Women's Competitions
- 2nd Grade - The Second Grade Shield
- Opens - The Rebecca McCoombes Cup
- Under 16 - The Paul Pink Shield

==Awards==
Awards for the 2009/2010 season included:
- Q F Rice Memorial Trophy. Awarded for the most outstanding cricketer in the club: Joe Burns
- W T Rhoades Memorial Trophy. Awarded for the most outstanding performer from the senior grade fixtures outside of first grade, the player being recognised as our champion of the lower grades: Jordan Buckley
- Alan Pettigrew Memorial Trophy. Awarded for an outstanding performance from players in the senior grades: Andrew Michael
- E.A. Toovey MBE, OAM Trophy. Awarded to the most outstanding under 17 cricketer: Nicholas Sale
- Bob McColm Trophy.

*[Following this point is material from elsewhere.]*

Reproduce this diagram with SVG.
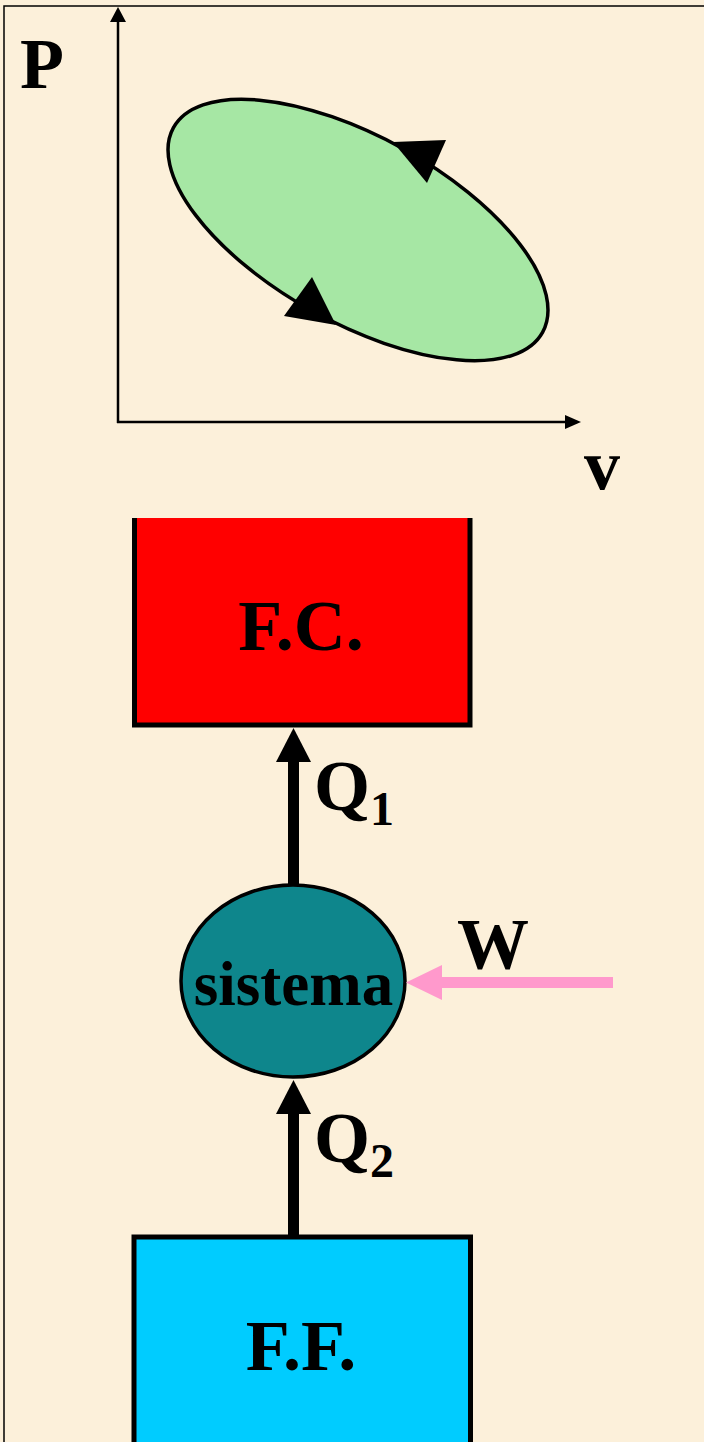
<svg xmlns="http://www.w3.org/2000/svg" width="704" height="1442" viewBox="0 0 704 1442">
<style>
.t{font-family:"Liberation Serif","Times New Roman",serif;font-weight:bold;fill:#000}
.ax{stroke:#000;stroke-width:2.5;fill:none}
.bx{stroke:#000;stroke-width:5;fill:none;stroke-linejoin:miter}
</style>
<rect x="0" y="0" width="704" height="1442" fill="#FCF0DA"/>
<path d="M4,1442 V6 H704" fill="none" stroke="#000" stroke-width="1.5"/>
<g id="pv-diagram">
  <line class="ax" x1="118" y1="423" x2="118" y2="20"/>
  <polygon points="118,7 110,22 126,22" fill="#000"/>
  <line class="ax" x1="117" y1="422" x2="567" y2="422"/>
  <polygon points="581,422 565,415 565,429" fill="#000"/>
  <text class="t" x="20" y="88" font-size="72">P</text>
  <text class="t" x="584" y="489" font-size="72">v</text>
  <ellipse cx="358" cy="230" rx="211" ry="93" transform="rotate(29 358 230)" fill="#A6E7A4" stroke="#000" stroke-width="3.5"/>
  <polygon points="393,142 446,140 427,183" fill="#000"/>
  <polygon points="312,277 284,316 336,325" fill="#000"/>
</g>
<g id="fc">
  <rect x="134" y="518" width="336" height="207" fill="#FF0000"/>
  <path class="bx" d="M134.5,518 V725 H470 V518"/>
  <text class="t" x="301" y="650" font-size="72" text-anchor="middle">F.C.</text>
</g>
<g id="sistema">
  <ellipse cx="293" cy="981" rx="112" ry="96" fill="#0E868C" stroke="#000" stroke-width="3.5"/>
  <text class="t" x="293.5" y="1005" font-size="63" text-anchor="middle">sistema</text>
</g>
<g id="ff">
  <rect x="134" y="1235" width="336" height="210" fill="#00CCFF"/>
  <path class="bx" d="M134,1445 V1237 H470.5 V1445"/>
  <text class="t" x="301" y="1370" font-size="72" text-anchor="middle">F.F.</text>
</g>
<g id="connectors">
  <rect x="288" y="760" width="11" height="125" fill="#000"/>
  <polygon points="293.5,728 276,762 311,762" fill="#000"/>
  <rect x="288" y="1112" width="11" height="123" fill="#000"/>
  <polygon points="293.5,1080 276,1114 311,1114" fill="#000"/>
  <rect x="440" y="977" width="173" height="11" fill="#FF99CC"/>
  <polygon points="406,982.5 442,965 442,1000" fill="#FF99CC"/>
</g>
<g id="labels">
  <text class="t" x="314" y="810" font-size="72">Q<tspan font-size="48" dy="15">1</tspan></text>
  <text class="t" x="314" y="1162" font-size="72">Q<tspan font-size="48" dy="15">2</tspan></text>
  <text class="t" x="457" y="968" font-size="72">W</text>
</g>
</svg>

Awarded to the batsman with the highest aggregate of runs in the senior grades from the fixture rounds: Joe Burns
- Charles Family Perpetual Trophy. Awarded for an outstanding performance in the senior grades: Dane Hutchinson
- Roger Harris Perpetual Trophy. Awarded to our most outstanding Under 19 player: Tim Gregory
- Robin Pascoe Perpetual Trophy. Awarded for an outstanding bowling performance: Dane Hutchinson
- Bryan Phelan Perpetual Trophy. Awarded to the most outstanding player in the over 40s competition: Dom Ovenden
- Ian Kerr Memorial Trophy. Awarded for outstanding dedication to the club off the field: Tony Commerford
- Stan Boucaut Memorial Trophy. Awarded for an outstanding contribution to the club by a player: Greg Pyne
- Ovenden Trophy. Awarded for an outstanding fielding performance - either fielding or Wicket-keeping: Ben Dunk
- Betty Kerr Perpetual Trophy. Awarded to the most outstanding women cricketer in the club: Courtney Jones
- Women's Coaches Award. Awarded by the coach to the most improved player: Angela Earle

==Merit Medallions==
Each season Norths recognises the most outstanding cricketers from the grade competition. In the 2009/2010 season these were:
- Wally Wright
- Andrew Michael
- Jacob Harris
- Jordan Buckley
- Joe Burns

Special Awards and Mentions: Jordan Buckley - Award 2nd Grade for 1000 runs and 100 wickets

==Player of the Week==
The Players of the Week during the 2009/2010 season were:
- Week 2 - Andrew Michael (1st Grade) 95 no v Redlands
- Week 7 - Tim Gregory 123 v Valley (Maiden century on debut in 1st Grade)
- Week 13 - Brenton Goves (6th Grade) 179 no v Redlands
- Week 16 - Dom Michael (1st Grade ODC) 96 v Toombul
- Week 17 - Joe Burns (1st Grade) 148 v Gold Coast District Cricket Club

==Junior Club==
Wilston Norths Junior Cricket Club is a junior club associated with the Northern Suburbs District Cricket Club. WNJCC was awarded the title of "Champion Club" in the Brisbane North Junior Cricket Association in 2009–2010.